Na peça "Tempestade", de 1610, Miranda diz "Yes for a score of kingdoms
you should wrangle /And I would call it fair play", ou seja, traduzindo
livremente: "Sim, para o posicionamento correcto dos reinos, deves discutir/
E eu acharia isso comportamento correcto". A expressão é usada em todo
o mundo, por vezes já com grafia local.
Ainda na mesma peça, o palhaço Trínculo diz a página s
tantas: ""I have been in such
a pickle since I saw you last". To be in a pickle é estar em apuros,
estar numa alhada, naturalmente.
No "Mercador de Veneza", Jessica diz: "I am much ashamed of my
exchange / But love is blind and lovers cannot see / The pretty follies that
themselves commit"; o mesmo que "Estou envergonhada com a minha
inconstância/Mas o amor é cego e os amantes não vêem/As tolices que fazem".
O amor é cego!

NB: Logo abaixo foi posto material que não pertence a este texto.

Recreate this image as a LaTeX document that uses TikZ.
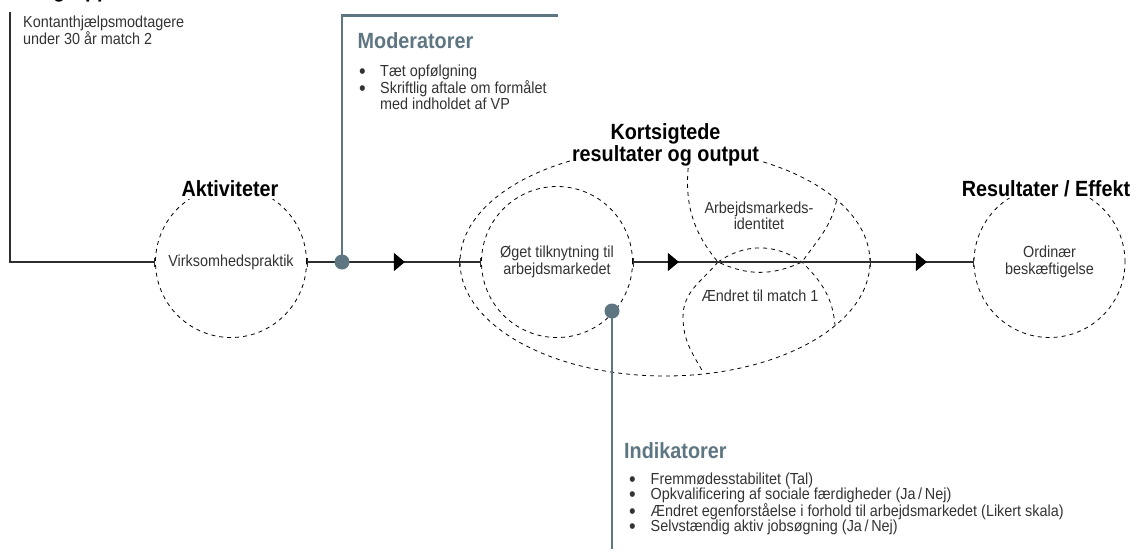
\documentclass[tikz,border=0pt]{standalone}
\usepackage{fontspec}
\setmainfont{Liberation Sans}[FakeStretch=0.9]
\usetikzlibrary{arrows.meta,decorations.markings,shapes.geometric}
\definecolor{slate}{HTML}{5E7582}
\definecolor{ink}{HTML}{333333}
\definecolor{linegray}{HTML}{2E2E2E}
\tikzset{flowtip/.tip={Triangle[length=11pt,width=18pt]}}
% list bullet, set in a hanging box
\newcommand{\listdot}[1]{\makebox[#1][l]{\raisebox{-2pt}{\smash{\fontsize{21}{16}\selectfont\textbullet}}}}
\begin{document}
\begin{tikzpicture}[x=1pt,y=-1pt,
  body/.style={font=\fontsize{16}{16.5}\selectfont, text=ink},
  head/.style={font=\bfseries\fontsize{22}{21.5}\selectfont, text=black, fill=white, inner sep=2pt},
  sidehead/.style={font=\bfseries\fontsize{22}{22}\selectfont, text=slate, inner sep=0pt},
  dashline/.style={draw=black, line width=0.8pt, dash pattern=on 4pt off 4pt},
  bubble/.style={circle, dashline, minimum size=151pt, inner sep=0pt, align=center, body},
  flow/.style={draw=linegray, line width=1.1pt},
  barends/.style={{Bar[width=9pt,line width=0.8pt]}-{Bar[width=9pt,line width=0.8pt]}},
  endbar/.style={-{Bar[width=9pt,line width=0.8pt]}},
  jointick/.style={draw=linegray, line width=0.8pt},
  onearrow/.style={postaction={decorate}, decoration={markings,
      mark=at position #1 with {\arrow[black]{flowtip}}}},
  twoarrows/.style 2 args={postaction={decorate}, decoration={markings,
      mark=at position #1 with {\arrow[black]{flowtip}},
      mark=at position #2 with {\arrow[black]{flowtip}}}},
  modline/.style={draw=slate, line width=2.6pt},
  hub/.style={circle, fill=slate, minimum size=15pt, inner sep=0pt},
  bulletlist/.style={body, align=left, inner sep=0pt, anchor=north west}
]
\useasboundingbox (0,0) rectangle (1146,552);

% --- outcome area: outer egg and the two overlapping zones ---
\node[dashline, ellipse, minimum width=410pt, minimum height=228pt, inner sep=0pt] (short) at (665,262) {};
% upper zone (Arbejdsmarkedsidentitet)
\draw[dashline] (689,160) to[out=-97,in=130] (718,262)
  to[out=-25,in=-155] (802,262)
  to[out=55,in=-100] (837,198);
% lower zone (Aendret til match 1)
\draw[dashline] (718,262) to[out=35,in=145] (802,262)
  to[out=-45,in=95] (835,325);
\draw[dashline] (718,262) to[out=-130,in=90] (683,317)
  to[out=-90,in=120] (703,372);

% --- circles ---
\node[bubble] (akt) at (231,262) {Virksomhedspraktik};
\node[bubble] (gain) at (557,262) {Øget tilknytning til\\arbejdsmarkedet};
\node[bubble] (res) at (1049.5,262) {Ordinær\\beskæftigelse};
\node[body, align=center] (ident) at (759,216) {Arbejdsmarkeds-\\identitet};
\node[body] (match) at (760,296) {Ændret til match 1};

% --- headings ---
\node[head, anchor=base] (akthead) at (230,196.5) {Aktiviteter};
\node[head, anchor=base] (effhead) at (1046,196) {Resultater / Effekt};
\node[head, align=center, anchor=south] (shorthead) at (665.5,168) {Kortsigtede\\resultater og output};

% --- target group ---
\coordinate (src) at (10,12);
\node[anchor=base west, font=\bfseries\fontsize{22}{22}\selectfont, inner sep=0pt] (goalhead) at (20,-2.5) {Målgruppe};
\node[bulletlist] (goal) at (23,16) {Kontanthjælpsmodtagere\\under 30 år match 2};

% --- main flow ---
\draw[flow, endbar] (src) |- (akt.west);
\draw[flow, barends, onearrow=98pt] (akt.east) -- (gain.west);
\draw[flow, barends, twoarrows={46pt}{294pt}] (gain.east) -- (res.west);
\draw[jointick] ([yshift=-4.5pt]short.west) -- ([yshift=4.5pt]short.west);
\draw[jointick] ([yshift=-4.5pt]short.east) -- ([yshift=4.5pt]short.east);

% --- moderators ---
\coordinate (modpt) at (342,262);
\coordinate (modend) at (558,15.5);
\draw[modline] (modpt) |- (modend);
\node[hub] (modhub) at (modpt) {};
\node[sidehead, anchor=base west] (modhead) at (357.5,48.5) {Moderatorer};
\node[bulletlist] (modlist) at (359,65) {%
  \listdot{21pt}Tæt opfølgning\\
  \listdot{21pt}Skriftlig aftale om formålet\\
  \hspace*{21pt}med indholdet af VP};

% --- indicators ---
\coordinate (indpt) at (612,311);
\coordinate (indend) at (612,549);
\draw[modline] (indpt) -- (indend);
\node[hub] (indhub) at (indpt) {};
\node[sidehead, anchor=base west] (indhead) at (624,458) {Indikatorer};
\node[bulletlist, font=\fontsize{16}{15}\selectfont] (indlist) at (629,472.3) {%
  \listdot{21.5pt}Fremmødesstabilitet (Tal)\\
  \listdot{21.5pt}Opkvalificering af sociale færdigheder (Ja\,/\,Nej)\\
  \listdot{21.5pt}Ændret egenforståelse i forhold til arbejdsmarkedet (Likert skala)\\
  \listdot{21.5pt}Selvstændig aktiv jobsøgning (Ja\,/\,Nej)};
\end{tikzpicture}
\end{document}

É difícil acreditar que tenha sido preciso esperar por Shakespeare
para perceber tal coisa!
Na mesma peça, Portia deseja ao Príncipe de Marrocos
"a gentle riddance", que significa, quase literalmente, livrar-se de
boa. Também cheira a prosápia inglesa dizer que o Bardo inventou tal imagem.
E, por fim, uma expressão shakespeariana a propósito do
XVIII Governo Constitucional do Reino, perdão, da República de Portugal: "A
sorry Sight"—tal e qual: "Uma triste figura"*
* Shakespeare não conhecia Passos Coelho!